If You Wish to Make an Apple Pie From Scratch, You Must First Invent the Universe
At the beginning of the ninth episode of his 13-part series Cosmos: A Personal Voyage, Carl Sagan says:
If you wish to make an apple pie from scratch, you must first invent the universe.
Taking a page from Sagan’s book, Zack Scholl made a site called Recursive Recipes, which allows you to drill down into the ingredients of some common foods, replacing them with other recipes.
A recursive recipe is one where ingredients in the recipe can be replaced by another recipe. The more ingredients you replace, the more that the recipe is made truly from scratch.

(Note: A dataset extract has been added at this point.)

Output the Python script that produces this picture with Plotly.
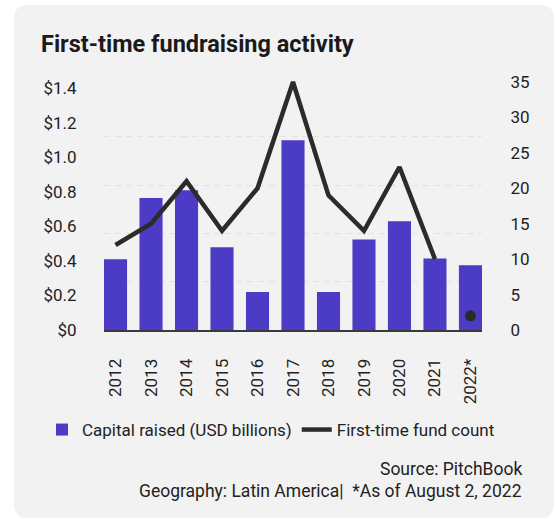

Here’s what the apple pie recipe looks like when you make everything you can from scratch:
You don’t quite begin at the Big Bang, but if you start with soil, a cow, and some seawater, it’s still going to take you almost 8 years to make that pie. The wheat needed for the flour, for instance:
Plant winter wheat in fall to allow for six to eight weeks of growth before the soil freezes. This allows time for good root development. If the wheat is planted too early, it may smother itself the following spring and it could be vulnerable to some late-summer insects that won’t be an issue in the cooler fall weather. If winter wheat is planted too late, it will not overwinter well.
This reminds me of Thomas Thwaites’ Toaster Project, in which he built a toaster from scratch:
Thwaites reverse engineered a seven dollar toaster into 400 separate parts and then set about recreating steel from iron ore rocks, plastic from microwaved potatoes and copper from homemade bromide mush.